I agree with you all - being friends is not going to make a great deal of difference in the long run... it's convincing him of that will be the hard thing!

Takver Tue 12-Feb-13 20:52:15

Harriebabe - I would absolutely go and visit, having first read the most recent Ofsted reports thoroughly and asked all the parents of current pupils that you can find how they find the school.

DD is in yr 6, so just had to send off the letter. We had the choice of two secondary schools - on paper one sounds very much better, but having visited we chose the other and I'm reasonably confident that it will be the right choice for her. The other nice thing was that having visited I did feel that either would actually be fine, and I think that is an important thing to remember - unless the school is actively dreadful then if he is well supported at home your ds should be fine.
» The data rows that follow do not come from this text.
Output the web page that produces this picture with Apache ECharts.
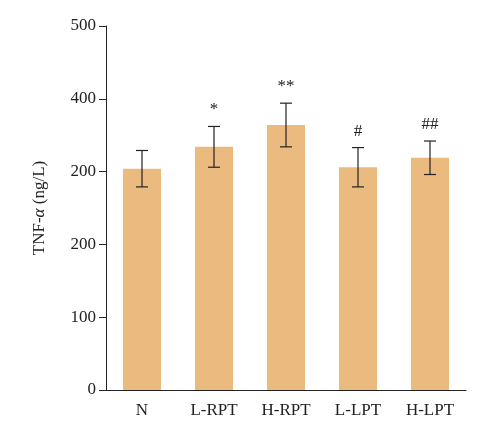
<!DOCTYPE html>
<html><head><meta charset="utf-8">
<script src="https://cdn.jsdelivr.net/npm/echarts@6/dist/echarts.min.js"></script>
<style>html,body{margin:0;padding:0;background:#fff}#c{width:500px;height:442px}</style>
</head><body><div id="c"></div>
<script>
const categories = ['N','L-RPT','H-RPT','L-LPT','H-LPT'];
const means = [304, 334, 364, 306, 319];
const errors = [25, 28, 30, 27, 23];
const marks = ['', '*', '**', '#', '##'];
const tickLabels = ['0','100','200','200','400','500'];
const F = 'Liberation Serif, DejaVu Serif, serif';
const chart = echarts.init(document.getElementById('c'));
chart.setOption({
  animation:false,
  grid:{left:106,right:34,top:26,bottom:52},
  xAxis:{type:'category',data:categories,
    axisLine:{lineStyle:{color:'#222'}},axisTick:{show:false},
    axisLabel:{color:'#222',fontFamily:F,fontSize:17,margin:12}},
  yAxis:{type:'value',min:0,max:500,interval:100,
    axisLine:{show:true,lineStyle:{color:'#222'}},
    axisTick:{show:true,inside:false,length:7,lineStyle:{color:'#222'}},
    splitLine:{show:false},
    axisLabel:{color:'#222',fontFamily:F,fontSize:17,margin:10,formatter:(v)=>tickLabels[Math.round(v/100)]},
    name:'{a|TNF-}{b|α}{a| (ng/L)}',nameLocation:'middle',nameGap:58,nameRotate:90,
    nameTextStyle:{rich:{a:{fontFamily:F,fontSize:17,color:'#222'},b:{fontFamily:F,fontSize:17,fontStyle:'italic',color:'#222'}}}},
  series:[
    {type:'bar',data:means,barWidth:38,itemStyle:{color:'#EBBA7E'}},
    {type:'custom',data:means.map((m,i)=>[i,m,errors[i],marks[i]]),z:5,
     renderItem:(p,api)=>{
       const i=api.value(0),m=api.value(1),e=api.value(2);
       const top=api.coord([i,m+e]),bot=api.coord([i,m-e]);
       const x=top[0],w=6;
       const s={stroke:'#222',lineWidth:1.2};
       return {type:'group',children:[
         {type:'line',shape:{x1:x,y1:top[1],x2:x,y2:bot[1]},style:s},
         {type:'line',shape:{x1:x-w,y1:top[1],x2:x+w,y2:top[1]},style:s},
         {type:'line',shape:{x1:x-w,y1:bot[1],x2:x+w,y2:bot[1]},style:s},
         {type:'text',style:{text:marks[i],x:x,y:top[1]-8,align:'center',verticalAlign:'bottom',font:'17px '+F,fill:'#222'}}
       ]};
     }}
  ]
});
</script></body></html>
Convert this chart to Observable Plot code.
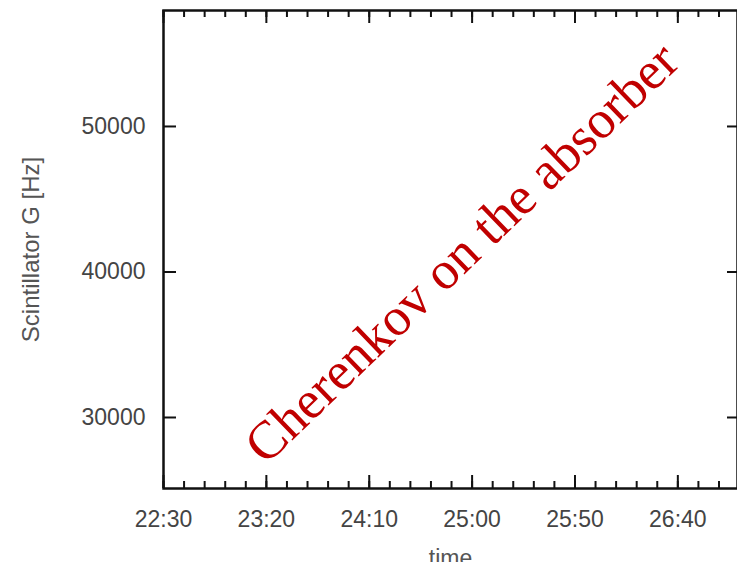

Waitingaround Wed 13-Feb-13 22:32:49

The smaller school thats rapidly improving sounds like a good idea. I think it's nice to go to the local catchment school too as it helps them to feel part of the local community and helps with friends. Assume your talking about the engineering college by the waysmile

Startail Sun 17-Feb-13 17:47:27

DD2's Y6 class were very close and many went on to her secondary.
However it is three new friends who are coming to birthday tea.

Catchment school, i guess means easy travel and local friends, something living out in the wilds my DDs don't get even at their nearest school. Being a constant taxi is wearing and expensive.

At school on the up with Ofsted your DS is sure to be the only child choosing it despite their friends going else where.

Visit and then decide.

Startail Sun 17-Feb-13 17:49:14

Not to be the only child.

Typo caused by DH shouting at DD that she's late.
As I say running children all over the district gets very very wearing.